As ChemAxon seeks to become a more "serious" contender in the cheminformatics marketplace, I do hope that it will not throw the baby out with the bath water and lose the very special characteristics that its faithful customers appreciate. Alex Drijver says that ChemAxon aims to retain its existing virtues but to develop a more confident and serious business face as well. He speaks with the confidence that one would expect of a CEO but neither he nor the other speakers sound like smooth or slick marketing executives. I hope that ChemAxon will not begin to learn marketing-speak: currently it is a pleasure to find that no one at this user meeting thinks that "leverage" (sic) is a verb. Gradually ChemAxon is moving towards "enterprise strength" (another bit of business-speak you do not hear at this user meeting) but it still seems to be doing so in an approachable way. Customers clearly do not see ChemAxon as inflexible, arrogant or monolithic.

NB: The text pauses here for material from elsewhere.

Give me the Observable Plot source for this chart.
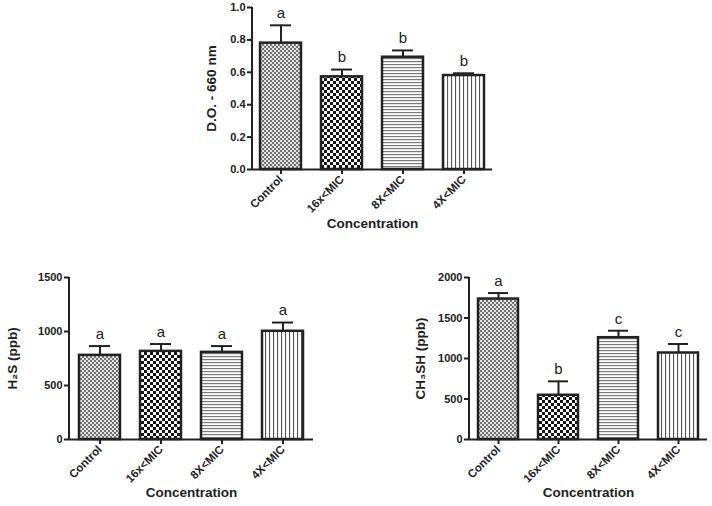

Are there any negatives? The variety of material covered in this user meeting did make me think that ChemAxon wants a finger in every pie (except perhaps a ChemAxon ELN). Could this lead to the developers being over-stretched? I hope not. Thus far the company has shown how fast it can grow its new ideas; it has low overheads compared with its major US competitors and it has taken on more developers in the Czech Republic and India. Thus far it has a good record for delivering on its promises. No company can afford to stay still; ChemAxon still seems to be managing the balancing act pretty well and it is remarkable how its revenues are increasing, despite the very difficult market conditions. Competition among vendors is good for users and I am positive about ChemAxon’s plans for the coming year.